Hollywood of the 1960s might not scream "3D-optimized puzzles," but that doesn't mean the two can't go hand in hand. James Noir's Hollywood Crimes knows this is the case. As a contestant on fictional quiz show Incredible Puzzle Masters, you're naturally the best choice to help the FBI with its investigation into a serial killer who leaves puzzles at every crime scene. Not only are you the best choice, but the victims are also past champions of the show. Puzzling. It's a slightly weird game; there's a low-budget feel to it, with puzzles that are great fun if a little repetitive. But the B-movie feel of Hollywood Crimes actually contributes to its charmingly off-kilter atmosphere.
There's an unusual disparity at the start of the game, but it's one that actually works rather well. The game fluctuates between gaudy '60s quiz-show dressing and moody crimes scenes, with both settings offering puzzles to solve. The quiz show is laid out neatly; you have to solve 12 puzzles that are divided into three score brackets and achieve a target score. It's a good idea and allows you to choose which brainteasers you solve to progress, meaning (at least in some parts of the game) you're never going to be stuck on one specific conundrum.
The main downside here is that there isn't much puzzle variation. Usually, each type of puzzle appears multiple times, and although there's justification for this later in the game, some more variety would have been nice. There are numerous puzzles where you have to navigate a 3D maze, puzzles where you have to drop coins into the correct slots, lock-picking puzzles, sequential puzzles, and the occasional clever one-off brainteaser.
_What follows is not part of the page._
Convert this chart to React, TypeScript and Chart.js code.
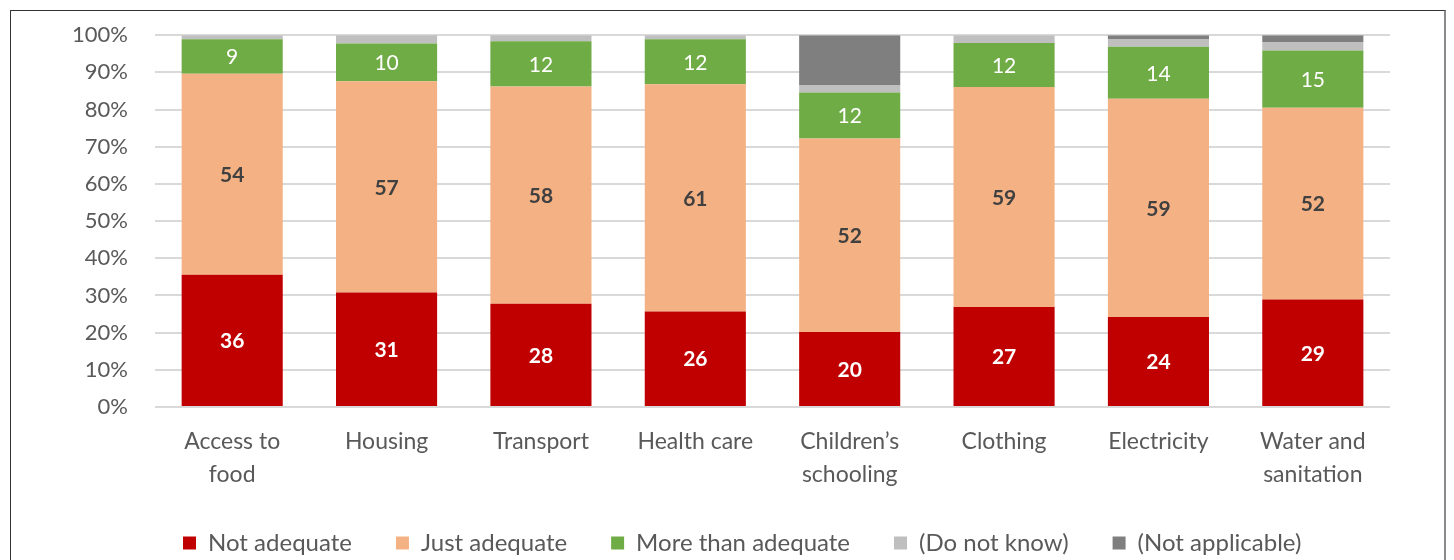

Most of the puzzle types are a lot of fun and make decent use of the 3DS tech. This extends to the game overall, with such neat touches as seeing yourself reflected in mirrors or having to rotate a 3D object to get the correct perspective. Some challenges also make use of the tilt sensor and have you rotate your 3DS to slide a block around a maze. To compensate for the fact that you have to move the handheld around, the 3D itself is sparse and nonintrusive, which adds a small amount of depth to the visuals without ever really straying much into full 3D territory. It's a good example of knowing when less is more.
The most unusual aspect of James Noir is the fact that it uses full-motion video for the characters. Presenter Glen Darnby sits at his desk, played by a real actor, and vibrates in a sinister manner. Host Monique shudders on the spot, pirouetting to display your score. There are about three frames to signify speech, with each character's mouth flapping open and closed like a creepy marionette. Rather than just looking cheap, it adds an air of foreboding to the game, whether it was intentional or not. Characters are barely fleshed out, although the script makes a few halfhearted attempts at providing backstory, but this rarely extends beyond "Glen Darnby is an alcoholic."
The presentation is interesting, too. Chapter dividers take the form of typical noir-genre advertising that is reminiscent of Raymond Chandler book covers. The quiz show takes place on a tacky set, complete with a faceless, shadowy audience. Annoying jingles play out as Darnby reels off catchphrases and you solve puzzle after puzzle. This is then offset by the few crime scenes that offer brief glimpses at a darker Hollywood underbelly. The game spends very little time exploring this, and some fleshing out would have been extremely welcome, although certain things come into play later, which would be a shame to ruin. It's a bit silly at times, and occasionally, there are some fairly glaring typographical errors in the text, but there's a certain charm to James Noir that is impossible to ignore.
It's also a fairly short game, at least in regard to finishing the main plot, but there are more than 140 puzzles, including some especially enjoyable sequential puzzles, and you still have plenty left to solve once the main plot is over. The story only takes four or five hours tops, and it is utterly ridiculous, as well as quite poorly scripted in places. But the midpoint twist, which completely changes the focus and setting of the game for a while, keeps things fresh.
There's too much puzzle repetition for Hollywood Crimes to stand alongside Professor Layton. But the puzzles, as much as they're repeated, are a lot of fun, and due to their nature, they can't really be done wrong. The structure also means you're not forced to do every puzzle of a certain type, or you can return to them later, which makes things a lot more digestible. It's silly and fairly forgettable overall, but it's enjoyable while it lasts. Perhaps it's not a game that can seriously compete with some of the big hitters out now, but for a fun distraction when you have a few spare hours, you could do a lot worse. And in the words of quiz show host Glen Darnby, "That's dead on!"